Vous évoquez une déontologie à deux vitesses sur ce genre de cas.
D.D : Oui, quand quelque chose se passe sur Twitter c’est un peu comme si les journalistes débarquaient dans une sorte de zone grise où il n’y a plus de barrières ou de précautions à prendre. À partir du moment où l'on peut mettre bout à bout une dizaine de tweets indignés, ça devient un sujet journalistique que l’on peut résumer par le titre « Les foules ne sont pas contentes ». Le fait que ça soit un réseau endogame avec tous les journalistes présents dessus crée un biais. On observe un phénomène de suivisme, un effet de loupe qui ne représente absolument pas la réalité sociale de la France, mais ça permet de fabriquer des articles à moindre coût. Il n'y a rien de plus rapide que de faire un papier de 5 lignes avec 3 tweets pour faire 10 000 vues.
Où en sont les personnes que vous avez rencontrées ?

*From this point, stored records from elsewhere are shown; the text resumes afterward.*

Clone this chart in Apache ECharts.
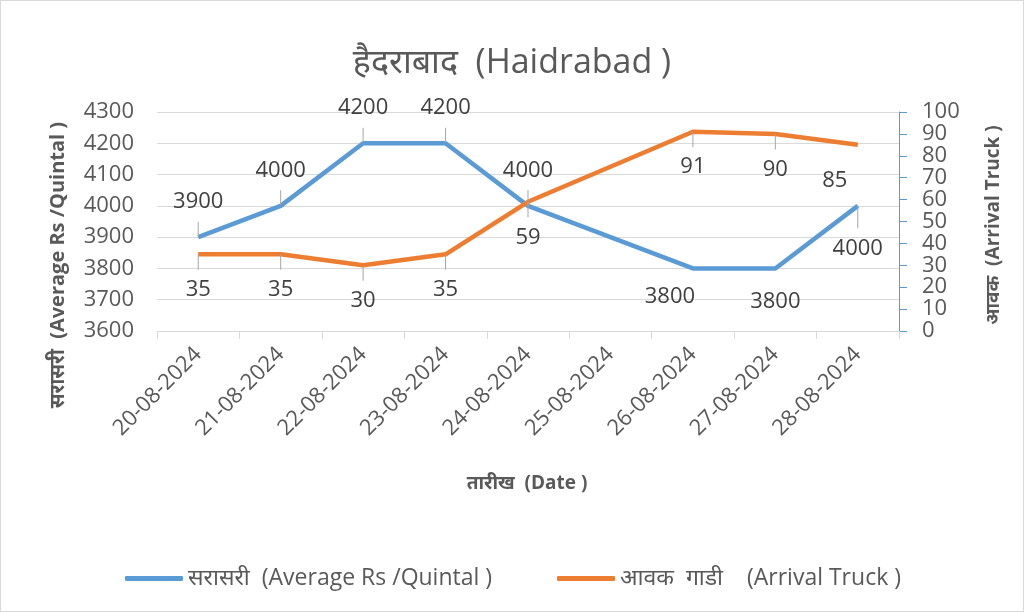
<!DOCTYPE html>
<html>
<head>
<meta charset="utf-8">
<script src="https://cdn.jsdelivr.net/npm/echarts@6/dist/echarts.min.js"></script>
<style>
html,body{margin:0;padding:0;background:#fff;}
#chart{width:1022px;height:610px;border:1px solid #d9d9d9;}
</style>
</head>
<body>
<div id="chart"></div>
<script>
const categories = ['20-08-2024','21-08-2024','22-08-2024','23-08-2024','24-08-2024','25-08-2024','26-08-2024','27-08-2024','28-08-2024'];
const avgPrice = [3900, 4000, 4200, 4200, 4000, null, 3800, 3800, 4000];
const arrivals = [35, 35, 30, 35, 59, null, 91, 90, 85];
const priceName = 'सरासरी  (Average Rs /Quintal )';
const arrivalName = 'आवक  गाडी    (Arrival Truck )';
const titleText = 'हैदराबाद  (Haidrabad )';
const leftAxisTitle = 'सरासरी  (Average Rs /Quintal )';
const rightAxisTitle = 'आवक  (Arrival Truck )';
const xAxisTitle = 'तारीख  (Date )';

// label placement per point (style only)
const T = { pos: 'top', leader: 15 };
const B = { pos: 'bottom', leader: 15 };
const priceLabelSpec = [T, T, T, T, T, null,
  { pos: 'bottom', leader: 0, dist: 16, dx: -23 },
  { pos: 'bottom', leader: 0, dist: 21 },
  { pos: 'bottom', leader: 22 }];
const arrivalLabelSpec = [B, B, B, B, B, null, B, B,
  { pos: 'bottom', leader: 0, dist: 23, dx: -23 }];

const txt = '#595959';
const font = "'Open Sans', 'Noto Sans', sans-serif";
const richStyle = {
  v: { fontSize: 22, lineHeight: 24, color: '#404040', fontFamily: font },
  s: { height: 8, lineHeight: 8 },
  l15: { width: 1, height: 15, lineHeight: 15, backgroundColor: '#a6a6a6' },
  l22: { width: 1, height: 22, lineHeight: 22, backgroundColor: '#a6a6a6' }
};

function mkData(vals, specs){
  return vals.map((v,i)=>{
    if (v === null) return null;
    const sp = specs[i];
    let fmt;
    if (!sp.leader) fmt = '{v|' + v + '}';
    else if (sp.pos === 'top') fmt = '{v|' + v + '}\n{s|}\n{l' + sp.leader + '|}';
    else fmt = '{l' + sp.leader + '|}\n{s|}\n{v|' + v + '}';
    return { value: v, label: {
      position: sp.pos, distance: sp.dist || 0, offset: [sp.dx || 0, 0],
      formatter: fmt } };
  });
}

const chart = echarts.init(document.getElementById('chart'));
chart.setOption({
  animation: false,
  textStyle: { fontFamily: font },
  title: {
    text: titleText, left: 'center', top: 40,
    textStyle: { fontSize: 34, fontWeight: 'normal', color: txt, fontFamily: font }
  },
  legend: [
    { data: [priceName], left: 119, top: 561, itemWidth: 58, itemHeight: 5, icon: 'roundRect',
      textStyle: { fontSize: 23, color: txt, fontFamily: font } },
    { data: [arrivalName], left: 551, top: 561, itemWidth: 58, itemHeight: 5, icon: 'roundRect',
      textStyle: { fontSize: 23, color: txt, fontFamily: font } }
  ],
  grid: { left: 156, right: 124, top: 111, bottom: 280, containLabel: false },
  xAxis: {
    type: 'category', data: categories, boundaryGap: true,
    axisLine: { lineStyle: { color: '#d9d9d9', width: 1 } },
    axisTick: { show: true, length: 8, lineStyle: { color: '#d9d9d9' } },
    axisLabel: { rotate: 45, fontSize: 22, color: txt, margin: 20, interval: 0 }
  },
  yAxis: [
    { type: 'value', min: 3600, max: 4300, interval: 100,
      axisLine: { show: false }, axisTick: { show: false },
      axisLabel: { fontSize: 22, color: txt, margin: 23, formatter: v => String(v) },
      splitLine: { lineStyle: { color: '#d9d9d9', width: 1 } } },
    { type: 'value', min: 0, max: 100, interval: 10, position: 'right',
      axisLine: { show: true, lineStyle: { color: '#5b9bd5', width: 1 } },
      axisTick: { show: true, inside: false, length: 8, lineStyle: { color: '#5b9bd5' } },
      axisLabel: { fontSize: 22, color: txt, margin: 23, formatter: v => String(v) },
      splitLine: { show: false } }
  ],
  graphic: [
    { type: 'text', x: 57, y: 264, rotation: Math.PI/2, style: {
      text: leftAxisTitle, fontSize: 20, fontWeight: 'bold', fill: txt, fontFamily: font,
      align: 'center', verticalAlign: 'middle' } },
    { type: 'text', x: 993, y: 224, rotation: Math.PI/2, style: {
      text: rightAxisTitle, fontSize: 19, fontWeight: 'bold', fill: txt, fontFamily: font,
      align: 'center', verticalAlign: 'middle' } },
    { type: 'text', x: 526, y: 483, style: {
      text: xAxisTitle, fontSize: 19, fontWeight: 'bold', fill: txt, fontFamily: font,
      align: 'center', verticalAlign: 'middle' } }
  ],
  series: [
    { name: priceName, type: 'line', yAxisIndex: 0, data: mkData(avgPrice, priceLabelSpec),
      connectNulls: true, symbol: 'circle', symbolSize: 1, showSymbol: true,
      lineStyle: { color: '#5b9bd5', width: 4.5 }, itemStyle: { color: '#5b9bd5' },
      label: { show: true, color: '#404040', rich: richStyle } },
    { name: arrivalName, type: 'line', yAxisIndex: 1, data: mkData(arrivals, arrivalLabelSpec),
      connectNulls: true, symbol: 'circle', symbolSize: 1, showSymbol: true,
      lineStyle: { color: '#ed7d31', width: 4.5 }, itemStyle: { color: '#ed7d31' },
      label: { show: true, color: '#404040', rich: richStyle } }
  ]
});
</script>
</body>
</html>
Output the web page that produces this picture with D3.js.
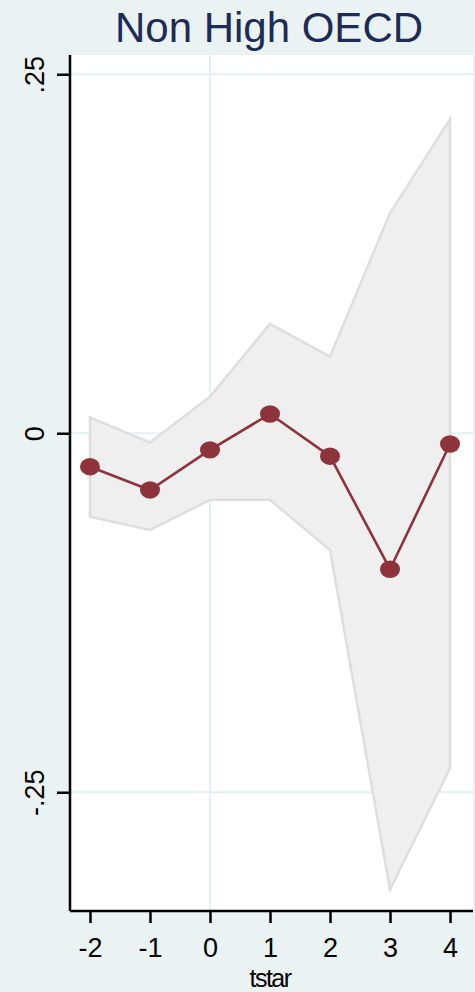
<!DOCTYPE html>
<html><head><meta charset="utf-8">
<script src="https://cdn.jsdelivr.net/npm/d3@7"></script>
<style>html,body{margin:0;padding:0;background:#eaf2f3;}svg{display:block;}</style>
</head><body>
<script>
const tstar = [-2, -1, 0, 1, 2, 3, 4];
const coef  = [-0.0233, -0.0395, -0.0116, 0.0134, -0.0160, -0.0947, -0.0075];
const upper = [0.0111, -0.0065, 0.0255, 0.0761, 0.0533, 0.1534, 0.2187];
const lower = [-0.0581, -0.0673, -0.0464, -0.0464, -0.0813, -0.3177, -0.2333];
const yTicks = [0.25, 0, -0.25];
const yTickLabels = [".25", "0", "-.25"];
const xTicks = [-2, -1, 0, 1, 2, 3, 4];
const title = "Non High OECD";
const xTitle = "tstar";

const W = 475, H = 992;
const plot = {left: 70, right: 473, top: 55, bottom: 911};
const svg = d3.select("body").append("svg").attr("width", W).attr("height", H);
svg.append("rect").attr("width", W).attr("height", H).attr("fill", "#eaf2f3");
svg.append("rect").attr("x", plot.left).attr("y", plot.top)
  .attr("width", plot.right - plot.left).attr("height", plot.bottom - plot.top).attr("fill", "#ffffff");

const x = d3.scaleLinear().domain([-2.333, 4.383]).range([plot.left, plot.right]);
const y = d3.scaleLinear().domain([-0.3327, 0.2634]).range([plot.bottom, plot.top]);

// grid
svg.append("g").selectAll("line").data(yTicks).join("line")
  .attr("x1", plot.left).attr("x2", plot.right)
  .attr("y1", d => y(d)).attr("y2", d => y(d))
  .attr("stroke", "#e6eff1").attr("stroke-width", 2);
svg.append("line").attr("x1", x(0)).attr("x2", x(0)).attr("y1", plot.top).attr("y2", plot.bottom)
  .attr("stroke", "#e6eff1").attr("stroke-width", 2);

// CI band
const data = tstar.map((t, i) => ({t, c: coef[i], u: upper[i], l: lower[i]}));
const area = d3.area().x(d => x(d.t)).y0(d => y(d.l)).y1(d => y(d.u));
svg.append("path").datum(data).attr("d", d => area(d) + "Z")
  .attr("fill", "#efefef").attr("stroke", "#dedede").attr("stroke-width", 2.5)
  .attr("stroke-linejoin", "miter");

// line
svg.append("path").datum(data)
  .attr("d", d3.line().x(d => x(d.t)).y(d => y(d.c)))
  .attr("fill", "none").attr("stroke", "#8e323c").attr("stroke-width", 2.6);
svg.append("g").selectAll("ellipse").data(data).join("ellipse")
  .attr("cx", d => x(d.t)).attr("cy", d => y(d.c)).attr("rx", 10).attr("ry", 8.7)
  .attr("fill", "#8e323c");

// axes
const yAxis = d3.axisLeft(y).tickValues(yTicks).tickSize(13).tickFormat((d, i) => yTickLabels[i]);
const gy = svg.append("g").attr("transform", `translate(${plot.left},0)`).call(yAxis);
gy.select(".domain").attr("d", `M0,${plot.top}V${plot.bottom}`).attr("stroke", "#000").attr("stroke-width", 2.5);
gy.selectAll(".tick line").attr("stroke", "#000").attr("stroke-width", 2.5);
gy.selectAll(".tick text")
  .attr("font-family", "Liberation Sans, Arial, sans-serif").attr("font-size", 27).attr("fill", "#000")
  .attr("transform", "rotate(-90)").attr("x", 0).attr("y", -26).attr("dy", 0)
  .attr("text-anchor", "middle");

const xAxis = d3.axisBottom(x).tickValues(xTicks).tickSize(12).tickFormat(d3.format("d"));
const gx = svg.append("g").attr("transform", `translate(0,${plot.bottom})`).call(xAxis);
gx.select(".domain").attr("d", `M${plot.left},0H${plot.right}`).attr("stroke", "#000").attr("stroke-width", 2.5);
gx.selectAll(".tick line").attr("stroke", "#000").attr("stroke-width", 2.5);
gx.selectAll(".tick text")
  .attr("font-family", "Liberation Sans, Arial, sans-serif").attr("font-size", 27).attr("fill", "#000")
  .attr("y", 46).attr("dy", 0).text(d => d < 0 ? "-" + Math.abs(d) : d);

svg.append("text").attr("x", 270).attr("y", 987)
  .attr("text-anchor", "middle").attr("font-family", "Liberation Sans, Arial, sans-serif")
  .attr("font-size", 25).attr("letter-spacing", -1.5).attr("fill", "#000").text(xTitle);

svg.append("text").attr("x", 269).attr("y", 42)
  .attr("text-anchor", "middle").attr("font-family", "Liberation Sans, Arial, sans-serif")
  .attr("font-size", 42).attr("fill", "#1c2b58").text(title);
</script>
</body></html>
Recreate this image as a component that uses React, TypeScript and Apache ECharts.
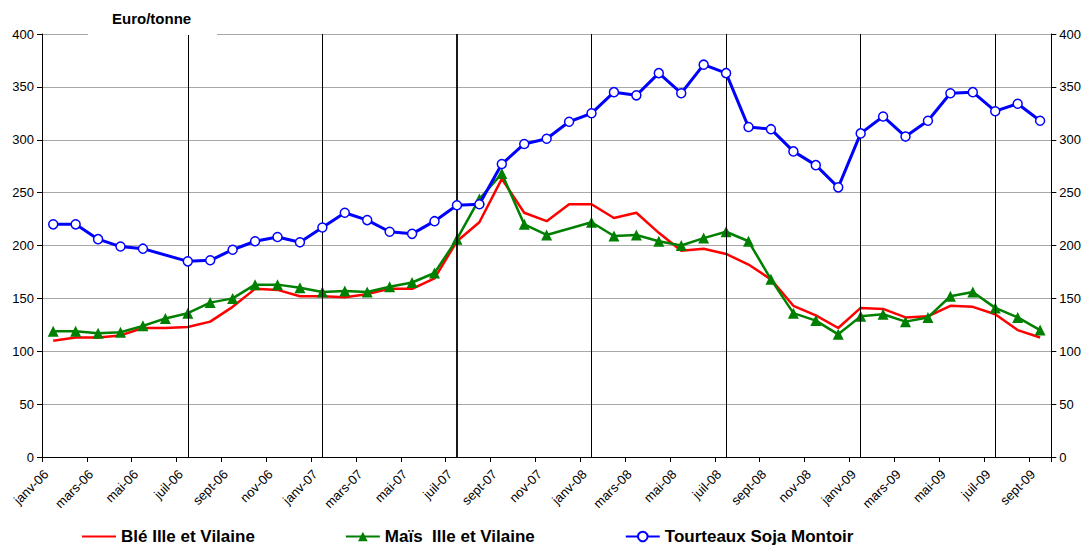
import React, { useEffect, useRef } from "react";
import * as echarts from "echarts";

const months = ["janv", "févr", "mars", "avr", "mai", "juin", "juil", "août", "sept", "oct", "nov", "déc"];
const years = ["06", "07", "08", "09"];
const categories: string[] = [];
years.forEach((y) => months.forEach((m) => categories.push(m + "-" + y)));
categories.splice(45);

const ble = [110, 113, 113, 115, 122, 122, 123, 128, 142, 159, 158, 152, 152, 151, 154, 159, 159, 169, 204, 222, 263, 231, 223, 239, 239, 226, 231, 212, 195, 197, 192, 182, 168, 143, 134, 122, 141, 140, 132, 133, 143, 142, 135, 120, 113];
const mais = [119, 119, 117, 118, 124, 131, 136, 146, 150, 163, 163, 160, 156, 157, 156, 161, 165, 174, 206, 244, 268, 220, 210, null, 222, 209, 210, 204, 200, 207, 213, 204, 168, 136, 129, 116, 133, 135, 128, 132, 152, 156, 141, 132, 120];
const soja = [220, 220, 206, 199, 197, null, 185, 186, 196, 204, 208, 203, 217, 231, 224, 213, 211, 223, 238, 239, 277, 296, 301, 317, 325, 345, 342, 363, 344, 371, 363, 312, 310, 289, 276, 255, 306, 322, 303, 318, 344, 345, 327, 334, 318];
const verticalMarks = ["juil-06", "janv-07", "juil-07", "janv-08", "juil-08", "janv-09", "juil-09"];

const FONT = "Liberation Sans, Arial, sans-serif";

export default function App() {
  const ref = useRef<HTMLDivElement>(null);
  useEffect(() => {
    if (!ref.current) return;
    const chart = echarts.init(ref.current, undefined, { renderer: "svg" });
    const yAxisBase = {
      type: "value",
      min: 0,
      max: 400,
      interval: 50,
      axisLine: { show: true, lineStyle: { color: "#000", width: 1 } },
      axisTick: { show: true, length: 5, lineStyle: { color: "#000" } },
      axisLabel: { color: "#000", fontSize: 13, fontFamily: FONT, margin: 8 },
    };
    chart.setOption({
      animation: false,
      backgroundColor: "#fff",
      textStyle: { fontFamily: FONT },
      grid: { left: 42, right: 27, top: 34, bottom: 90, containLabel: false },
      graphic: [
        { type: "rect", z: 100, shape: { x: 88, y: 32, width: 129, height: 3 }, style: { fill: "#fff" } },
        {
          type: "text",
          z: 101,
          x: 112,
          y: 11,
          style: { text: "Euro/tonne", fill: "#000", font: "bold 15px " + FONT },
        },
      ],
      legend: {
        top: 523,
        left: 76,
        itemWidth: 34,
        itemHeight: 12,
        itemGap: 90,
        textStyle: { fontSize: 17, fontWeight: "bold", color: "#000", fontFamily: FONT },
        data: [
          { name: "Blé Ille et Vilaine", itemStyle: { opacity: 0 } },
          { name: "Maïs  Ille et Vilaine" },
          { name: "Tourteaux Soja Montoir" },
        ],
      },
      xAxis: {
        type: "category",
        data: categories,
        boundaryGap: true,
        axisLine: { lineStyle: { color: "#000", width: 1 } },
        axisTick: { show: true, interval: 1, length: 5, lineStyle: { color: "#000" } },
        axisLabel: {
          interval: 1,
          rotate: 45,
          color: "#000",
          fontSize: 13,
          fontFamily: FONT,
          margin: 8,
          padding: [0, 10, 0, 0],
        },
        splitLine: { show: false },
      },
      yAxis: [
        {
          ...yAxisBase,
          position: "left",
          splitLine: { show: true, lineStyle: { color: "#a8a8a8", width: 1 } },
        },
        {
          ...yAxisBase,
          position: "right",
          splitLine: { show: false },
        },
      ],
      series: [
        {
          name: "Blé Ille et Vilaine",
          type: "line",
          data: ble,
          symbol: "none",
          lineStyle: { color: "#ff0000", width: 2.5 },
          itemStyle: { color: "#ff0000" },
          z: 3,
          markLine: {
            silent: true,
            symbol: "none",
            label: { show: false },
            lineStyle: { color: "#000", width: 1, type: "solid" },
            data: verticalMarks.map((m) => ({
              xAxis: m,
              lineStyle: { color: "#000", width: m === "juil-07" ? 1.8 : 1, type: "solid" },
            })),
          },
        },
        {
          name: "Maïs  Ille et Vilaine",
          type: "line",
          data: mais,
          connectNulls: true,
          symbol: "triangle",
          symbolSize: 11,
          lineStyle: { color: "#008000", width: 2.5 },
          itemStyle: { color: "#008000" },
          z: 4,
        },
        {
          name: "Tourteaux Soja Montoir",
          type: "line",
          data: soja,
          connectNulls: true,
          symbol: "circle",
          symbolSize: 9,
          showAllSymbol: true,
          lineStyle: { color: "#0000ff", width: 3 },
          itemStyle: { color: "#fff", borderColor: "#0000ff", borderWidth: 1.5 },
          z: 5,
        },
      ],
    });
    return () => chart.dispose();
  }, []);
  return <div ref={ref} style={{ position: "fixed", left: 0, top: 0, width: 1084, height: 547 }} />;
}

D.D : Il y en a qui n'ont pas réussi à surmonter ce traumatisme parce qu’ils n’ont pas eu la chance d’être soutenus ou tout simplement de faire effacer leurs résultats Google. On peut avoir un casier judiciaire vierge, mais un casier Google chargé. C’est le cas de Philippe Caubère (l'acteur a été accusé à tort de viol, ndlr). Lorsque votre réputation en ligne est en lambeaux, ceux qui vont vous croiser vont sans arrêt appuyer sur cette plaie puisqu’ils se seront renseignés sur Google avant de vous rencontrer. Du coup, il n'y a pas de cicatrisation possible. D'autres sont parvenus à se reconstruire, soit en changeant totalement de voie, soit en décidant justement de s'appuyer sur cette expérience pour en faire quelque chose. La chanteuse Mennel Ibtissem sort un album au début de l'année prochaine, qui s'appelle Heal et qui raconte tout son parcours de résilience. À la fin, il faut bien essayer de donner du sens à cette épreuve.